AIM ▸
Return, without pictures, the lines from the start of the data through the one that contains "const axisBPhi = [-24.7, 27.5];".

DATA EXCERPT ▸
----

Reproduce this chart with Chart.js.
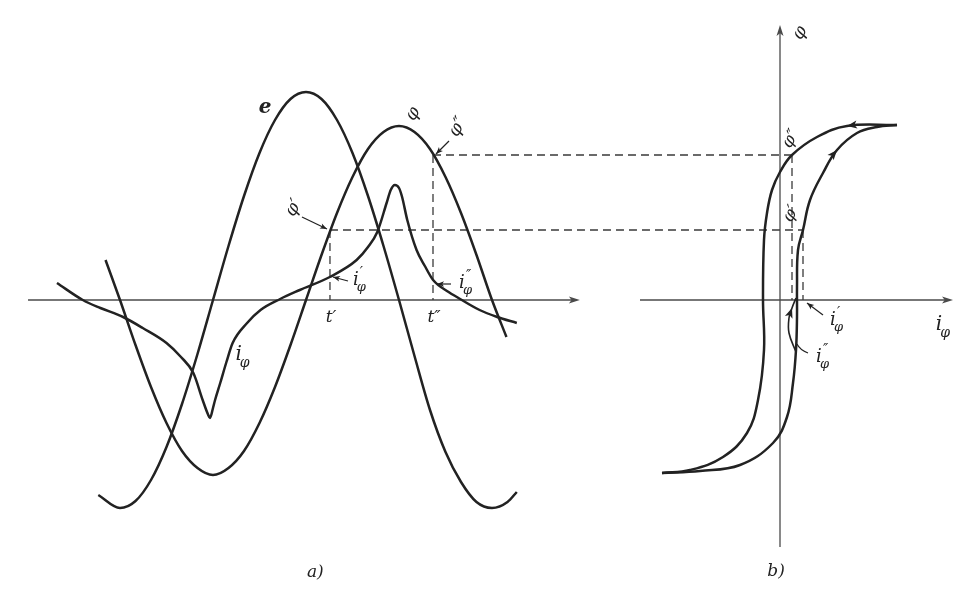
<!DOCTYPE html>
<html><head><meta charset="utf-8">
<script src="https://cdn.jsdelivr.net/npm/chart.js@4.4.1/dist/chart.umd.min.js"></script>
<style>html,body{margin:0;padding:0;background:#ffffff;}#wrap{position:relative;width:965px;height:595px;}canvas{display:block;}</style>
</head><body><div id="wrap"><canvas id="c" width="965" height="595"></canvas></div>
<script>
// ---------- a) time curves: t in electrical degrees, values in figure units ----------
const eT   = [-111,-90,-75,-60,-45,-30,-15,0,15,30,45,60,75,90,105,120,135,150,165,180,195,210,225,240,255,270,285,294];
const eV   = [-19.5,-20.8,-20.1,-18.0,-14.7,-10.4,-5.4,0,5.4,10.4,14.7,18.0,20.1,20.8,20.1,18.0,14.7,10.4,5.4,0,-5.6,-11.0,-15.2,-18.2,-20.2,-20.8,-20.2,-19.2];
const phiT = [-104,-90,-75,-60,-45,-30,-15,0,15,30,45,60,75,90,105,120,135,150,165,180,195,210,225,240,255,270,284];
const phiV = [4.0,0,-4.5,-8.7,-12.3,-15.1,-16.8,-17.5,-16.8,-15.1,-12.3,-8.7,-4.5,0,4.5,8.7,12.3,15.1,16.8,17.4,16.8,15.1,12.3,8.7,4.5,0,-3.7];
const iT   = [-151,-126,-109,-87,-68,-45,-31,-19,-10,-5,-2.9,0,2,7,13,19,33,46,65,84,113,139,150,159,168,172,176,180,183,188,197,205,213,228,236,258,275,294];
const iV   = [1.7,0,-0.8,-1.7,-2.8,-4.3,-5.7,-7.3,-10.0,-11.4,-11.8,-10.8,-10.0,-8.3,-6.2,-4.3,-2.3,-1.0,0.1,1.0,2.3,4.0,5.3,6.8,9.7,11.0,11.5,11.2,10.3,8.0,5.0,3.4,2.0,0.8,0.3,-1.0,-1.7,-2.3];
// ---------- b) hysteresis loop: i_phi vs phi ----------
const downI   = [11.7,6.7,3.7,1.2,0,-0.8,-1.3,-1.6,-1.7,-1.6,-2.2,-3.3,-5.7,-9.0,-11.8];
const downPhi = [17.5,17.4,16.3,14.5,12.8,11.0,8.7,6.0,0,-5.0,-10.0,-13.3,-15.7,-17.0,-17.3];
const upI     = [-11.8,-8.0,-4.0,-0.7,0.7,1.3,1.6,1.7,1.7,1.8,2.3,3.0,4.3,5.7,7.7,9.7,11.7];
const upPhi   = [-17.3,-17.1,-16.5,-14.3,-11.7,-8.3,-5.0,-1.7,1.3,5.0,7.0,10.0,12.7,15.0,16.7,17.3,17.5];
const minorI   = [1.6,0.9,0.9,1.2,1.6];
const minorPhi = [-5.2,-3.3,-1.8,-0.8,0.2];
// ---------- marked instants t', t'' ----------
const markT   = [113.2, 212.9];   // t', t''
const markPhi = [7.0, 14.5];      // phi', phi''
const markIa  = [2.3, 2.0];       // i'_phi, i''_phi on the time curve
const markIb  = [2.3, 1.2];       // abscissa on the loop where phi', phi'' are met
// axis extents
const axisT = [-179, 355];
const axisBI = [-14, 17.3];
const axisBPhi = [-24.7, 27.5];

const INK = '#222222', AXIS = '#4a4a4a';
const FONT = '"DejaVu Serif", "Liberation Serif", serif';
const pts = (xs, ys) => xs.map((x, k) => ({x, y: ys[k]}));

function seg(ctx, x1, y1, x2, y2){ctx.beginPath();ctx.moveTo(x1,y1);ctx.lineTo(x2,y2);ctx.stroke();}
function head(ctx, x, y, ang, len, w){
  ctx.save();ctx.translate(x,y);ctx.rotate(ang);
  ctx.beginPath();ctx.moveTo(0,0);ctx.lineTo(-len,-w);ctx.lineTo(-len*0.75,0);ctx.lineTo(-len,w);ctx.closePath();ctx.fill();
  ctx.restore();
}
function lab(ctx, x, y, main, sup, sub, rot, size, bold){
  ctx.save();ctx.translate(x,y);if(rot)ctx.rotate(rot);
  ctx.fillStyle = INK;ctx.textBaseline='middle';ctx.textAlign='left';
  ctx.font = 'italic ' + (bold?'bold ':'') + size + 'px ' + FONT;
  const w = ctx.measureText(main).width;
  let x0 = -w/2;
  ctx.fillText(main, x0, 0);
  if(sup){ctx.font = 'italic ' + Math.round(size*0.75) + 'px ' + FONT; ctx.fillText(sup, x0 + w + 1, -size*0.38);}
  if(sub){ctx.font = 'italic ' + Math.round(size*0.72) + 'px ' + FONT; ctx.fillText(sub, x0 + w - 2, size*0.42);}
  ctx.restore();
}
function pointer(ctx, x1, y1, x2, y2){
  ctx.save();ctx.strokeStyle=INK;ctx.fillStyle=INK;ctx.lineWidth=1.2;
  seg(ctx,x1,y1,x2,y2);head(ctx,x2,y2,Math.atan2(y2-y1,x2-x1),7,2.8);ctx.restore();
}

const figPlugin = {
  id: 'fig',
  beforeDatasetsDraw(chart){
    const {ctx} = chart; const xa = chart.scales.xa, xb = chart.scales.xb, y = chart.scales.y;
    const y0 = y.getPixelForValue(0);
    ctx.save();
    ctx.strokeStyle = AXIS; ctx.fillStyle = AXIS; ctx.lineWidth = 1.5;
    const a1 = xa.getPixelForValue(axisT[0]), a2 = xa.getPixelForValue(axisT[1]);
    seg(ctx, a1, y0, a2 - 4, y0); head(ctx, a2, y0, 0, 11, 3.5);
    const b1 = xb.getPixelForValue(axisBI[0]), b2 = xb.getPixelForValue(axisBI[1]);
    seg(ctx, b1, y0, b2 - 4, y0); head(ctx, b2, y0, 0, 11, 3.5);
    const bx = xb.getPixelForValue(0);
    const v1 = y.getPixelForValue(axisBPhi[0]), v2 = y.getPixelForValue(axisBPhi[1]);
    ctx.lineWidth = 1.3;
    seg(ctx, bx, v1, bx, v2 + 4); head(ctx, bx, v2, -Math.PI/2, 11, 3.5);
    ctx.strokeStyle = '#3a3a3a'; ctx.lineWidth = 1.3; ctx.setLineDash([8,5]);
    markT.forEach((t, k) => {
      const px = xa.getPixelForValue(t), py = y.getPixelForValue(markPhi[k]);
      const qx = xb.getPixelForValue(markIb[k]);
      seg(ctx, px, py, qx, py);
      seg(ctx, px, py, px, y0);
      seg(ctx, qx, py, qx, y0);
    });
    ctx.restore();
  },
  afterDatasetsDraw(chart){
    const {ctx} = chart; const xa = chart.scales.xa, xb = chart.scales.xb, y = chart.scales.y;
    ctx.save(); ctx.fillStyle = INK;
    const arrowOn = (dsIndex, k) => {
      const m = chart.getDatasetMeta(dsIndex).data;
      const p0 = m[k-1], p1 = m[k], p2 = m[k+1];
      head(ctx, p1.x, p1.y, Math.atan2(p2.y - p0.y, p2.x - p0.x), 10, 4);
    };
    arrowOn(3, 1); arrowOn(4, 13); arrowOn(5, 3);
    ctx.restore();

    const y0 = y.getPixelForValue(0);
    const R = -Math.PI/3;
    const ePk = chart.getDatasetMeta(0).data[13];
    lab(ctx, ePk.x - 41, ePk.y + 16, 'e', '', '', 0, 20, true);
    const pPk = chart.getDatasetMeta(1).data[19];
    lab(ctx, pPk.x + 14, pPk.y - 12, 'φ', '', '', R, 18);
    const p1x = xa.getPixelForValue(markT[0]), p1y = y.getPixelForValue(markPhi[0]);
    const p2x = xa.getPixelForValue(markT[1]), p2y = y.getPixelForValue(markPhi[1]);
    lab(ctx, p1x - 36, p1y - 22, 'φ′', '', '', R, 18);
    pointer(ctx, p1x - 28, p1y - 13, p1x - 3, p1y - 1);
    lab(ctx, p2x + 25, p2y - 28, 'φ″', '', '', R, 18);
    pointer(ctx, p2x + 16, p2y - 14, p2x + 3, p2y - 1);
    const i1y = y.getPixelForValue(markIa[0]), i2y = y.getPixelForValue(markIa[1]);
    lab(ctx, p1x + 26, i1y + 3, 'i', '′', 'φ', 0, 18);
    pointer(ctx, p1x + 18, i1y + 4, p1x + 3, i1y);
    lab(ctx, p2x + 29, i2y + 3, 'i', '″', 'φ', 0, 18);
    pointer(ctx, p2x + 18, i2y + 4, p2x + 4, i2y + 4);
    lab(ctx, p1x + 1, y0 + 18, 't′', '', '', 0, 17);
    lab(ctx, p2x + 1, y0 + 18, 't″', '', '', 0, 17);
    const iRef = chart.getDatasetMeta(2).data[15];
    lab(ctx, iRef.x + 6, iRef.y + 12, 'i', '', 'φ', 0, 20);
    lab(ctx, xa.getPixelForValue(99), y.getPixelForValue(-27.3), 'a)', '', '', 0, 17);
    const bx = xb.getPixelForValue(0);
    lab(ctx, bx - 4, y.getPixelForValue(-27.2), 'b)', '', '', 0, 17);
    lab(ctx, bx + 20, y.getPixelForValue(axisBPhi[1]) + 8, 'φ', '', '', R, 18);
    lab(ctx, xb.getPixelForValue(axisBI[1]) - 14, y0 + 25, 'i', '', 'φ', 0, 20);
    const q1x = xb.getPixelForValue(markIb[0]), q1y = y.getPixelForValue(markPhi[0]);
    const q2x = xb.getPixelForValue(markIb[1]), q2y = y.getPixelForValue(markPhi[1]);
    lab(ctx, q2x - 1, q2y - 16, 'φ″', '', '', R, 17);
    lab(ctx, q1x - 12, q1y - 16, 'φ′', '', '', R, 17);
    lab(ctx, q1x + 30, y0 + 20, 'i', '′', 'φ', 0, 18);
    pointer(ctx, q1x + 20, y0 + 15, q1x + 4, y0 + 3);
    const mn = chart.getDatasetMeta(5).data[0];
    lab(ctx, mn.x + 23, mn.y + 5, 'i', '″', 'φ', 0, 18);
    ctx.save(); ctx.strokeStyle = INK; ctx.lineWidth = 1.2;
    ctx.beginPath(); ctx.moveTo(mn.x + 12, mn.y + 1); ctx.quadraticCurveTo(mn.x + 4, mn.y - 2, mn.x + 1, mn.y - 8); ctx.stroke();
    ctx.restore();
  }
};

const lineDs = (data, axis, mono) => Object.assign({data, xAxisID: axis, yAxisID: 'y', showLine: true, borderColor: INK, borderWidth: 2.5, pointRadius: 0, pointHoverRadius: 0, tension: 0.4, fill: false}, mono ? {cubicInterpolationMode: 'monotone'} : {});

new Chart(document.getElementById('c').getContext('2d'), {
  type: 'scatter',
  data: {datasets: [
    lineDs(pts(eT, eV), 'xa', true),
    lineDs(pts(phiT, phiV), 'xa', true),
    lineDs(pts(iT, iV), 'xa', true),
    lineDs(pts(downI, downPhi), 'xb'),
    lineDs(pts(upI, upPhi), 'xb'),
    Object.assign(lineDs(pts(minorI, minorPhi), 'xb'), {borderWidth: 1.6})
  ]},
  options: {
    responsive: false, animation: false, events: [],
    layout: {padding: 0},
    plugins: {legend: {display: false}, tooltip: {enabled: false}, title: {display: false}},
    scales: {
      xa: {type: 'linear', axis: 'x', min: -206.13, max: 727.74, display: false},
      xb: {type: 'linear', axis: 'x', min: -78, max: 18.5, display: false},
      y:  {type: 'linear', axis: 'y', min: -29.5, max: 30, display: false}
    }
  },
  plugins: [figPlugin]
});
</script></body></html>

----

OUTPUT FOR THIS TASK ▸
Reproduce this chart with Chart.js.
<!DOCTYPE html>
<html><head><meta charset="utf-8">
<script src="https://cdn.jsdelivr.net/npm/chart.js@4.4.1/dist/chart.umd.min.js"></script>
<style>html,body{margin:0;padding:0;background:#ffffff;}#wrap{position:relative;width:965px;height:595px;}canvas{display:block;}</style>
</head><body><div id="wrap"><canvas id="c" width="965" height="595"></canvas></div>
<script>
// ---------- a) time curves: t in electrical degrees, values in figure units ----------
const eT   = [-111,-90,-75,-60,-45,-30,-15,0,15,30,45,60,75,90,105,120,135,150,165,180,195,210,225,240,255,270,285,294];
const eV   = [-19.5,-20.8,-20.1,-18.0,-14.7,-10.4,-5.4,0,5.4,10.4,14.7,18.0,20.1,20.8,20.1,18.0,14.7,10.4,5.4,0,-5.6,-11.0,-15.2,-18.2,-20.2,-20.8,-20.2,-19.2];
const phiT = [-104,-90,-75,-60,-45,-30,-15,0,15,30,45,60,75,90,105,120,135,150,165,180,195,210,225,240,255,270,284];
const phiV = [4.0,0,-4.5,-8.7,-12.3,-15.1,-16.8,-17.5,-16.8,-15.1,-12.3,-8.7,-4.5,0,4.5,8.7,12.3,15.1,16.8,17.4,16.8,15.1,12.3,8.7,4.5,0,-3.7];
const iT   = [-151,-126,-109,-87,-68,-45,-31,-19,-10,-5,-2.9,0,2,7,13,19,33,46,65,84,113,139,150,159,168,172,176,180,183,188,197,205,213,228,236,258,275,294];
const iV   = [1.7,0,-0.8,-1.7,-2.8,-4.3,-5.7,-7.3,-10.0,-11.4,-11.8,-10.8,-10.0,-8.3,-6.2,-4.3,-2.3,-1.0,0.1,1.0,2.3,4.0,5.3,6.8,9.7,11.0,11.5,11.2,10.3,8.0,5.0,3.4,2.0,0.8,0.3,-1.0,-1.7,-2.3];
// ---------- b) hysteresis loop: i_phi vs phi ----------
const downI   = [11.7,6.7,3.7,1.2,0,-0.8,-1.3,-1.6,-1.7,-1.6,-2.2,-3.3,-5.7,-9.0,-11.8];
const downPhi = [17.5,17.4,16.3,14.5,12.8,11.0,8.7,6.0,0,-5.0,-10.0,-13.3,-15.7,-17.0,-17.3];
const upI     = [-11.8,-8.0,-4.0,-0.7,0.7,1.3,1.6,1.7,1.7,1.8,2.3,3.0,4.3,5.7,7.7,9.7,11.7];
const upPhi   = [-17.3,-17.1,-16.5,-14.3,-11.7,-8.3,-5.0,-1.7,1.3,5.0,7.0,10.0,12.7,15.0,16.7,17.3,17.5];
const minorI   = [1.6,0.9,0.9,1.2,1.6];
const minorPhi = [-5.2,-3.3,-1.8,-0.8,0.2];
// ---------- marked instants t', t'' ----------
const markT   = [113.2, 212.9];   // t', t''
const markPhi = [7.0, 14.5];      // phi', phi''
const markIa  = [2.3, 2.0];       // i'_phi, i''_phi on the time curve
const markIb  = [2.3, 1.2];       // abscissa on the loop where phi', phi'' are met
// axis extents
const axisT = [-179, 355];
const axisBI = [-14, 17.3];
const axisBPhi = [-24.7, 27.5];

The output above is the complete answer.